The effectiveness of hidden dependence metrics in bug prediction - online appendix

Citation Author(s):
Judit
Jász
Submitted by:
Judit Jasz
Last updated:
Wed, 03/06/2024 - 07:55
DOI:
10.21227/t74t-vj82
Data Format:
License:
0
0 ratings - Please login to submit your rating.

Abstract 

This dataset contains the online appendix of the paper titled "The effectiveness of hidden dependence metrics in bug prediction"

Abstract:

 

Finding and fixing bugs in programs is perhaps one of the most difficult, yet most important, tasks in software maintenance. This is why in the last decades, a lot of work has been done on this topic, most of which is based on machine learning methods. Studies on bug prediction can be found for almost all programming languages. The solutions presented generally try to predict bugs based on information that can be easily extracted from the source code, rather than more expensive solutions that require a deeper understanding of the program. Another feature of these solutions is that they usually try to predict faults at a high level (module/file/class), which is useful, but locating the bug itself is still a difficult task.

In this work, we present a solution that attempts to predict bugs at the method level, while also tracking the dependencies in the program using an efficient algorithm, resulting in an approach that can predict bugs more accurately. Our practical measurements show that our defined approach really outperforms predictions based on traditional metrics in most cases, and with proper filtering, we can even achieve an 11% improvement in the case of the best-performing RandomForest algorithm according to F-measure. Finally, we also prove that the introduced metrics are even suitable for predicting bugs that will appear later in a given project if sufficient learning data is available.

Instructions: 

This online appendix contains the data accompanying the "The effectiveness of hidden dependence metrics in bug prediction" paper as follows:

* additional_data: 

      This directory contains a single file: methods_lineinfo.csv. 

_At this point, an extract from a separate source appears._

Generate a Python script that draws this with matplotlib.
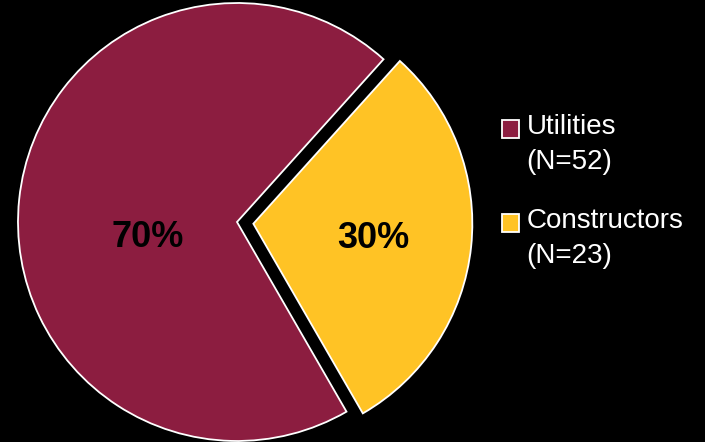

      The purpose of this file is to supplement the BugHunter dataset referenced by the paper by providing the location of each method at the file level, in addition to its name. This may make the methods easier to identify for those who would not use a separate parser to determine the method names. 

* arffs:

      This directory contains the arffs files that were used to make our measurements using the Weka software. 

      * method-subtract_intersection.arff: the original dataset of the Bughunter dataset with the subtract filtering without the methods that have not been identified or analysed.  

      * sea-subtract_intersection.arff: SEA metrics for methods in the method-subtract dataset, for RQ1 comparisons.

      * sea-all.arff: the sea metrics of all the methods we analysed, which is the data set of RQ2 and RQ3

* initial data: or raw data 

      Without further details, these are the files that were the outputs of the Bughunter dataset and our own metrics calculations. These files are the ones from which we determined the arff files for our studies.

* results: 

      Summary of the results obtained, numerical results, which could not be listed in detail due to lack of space in the paper.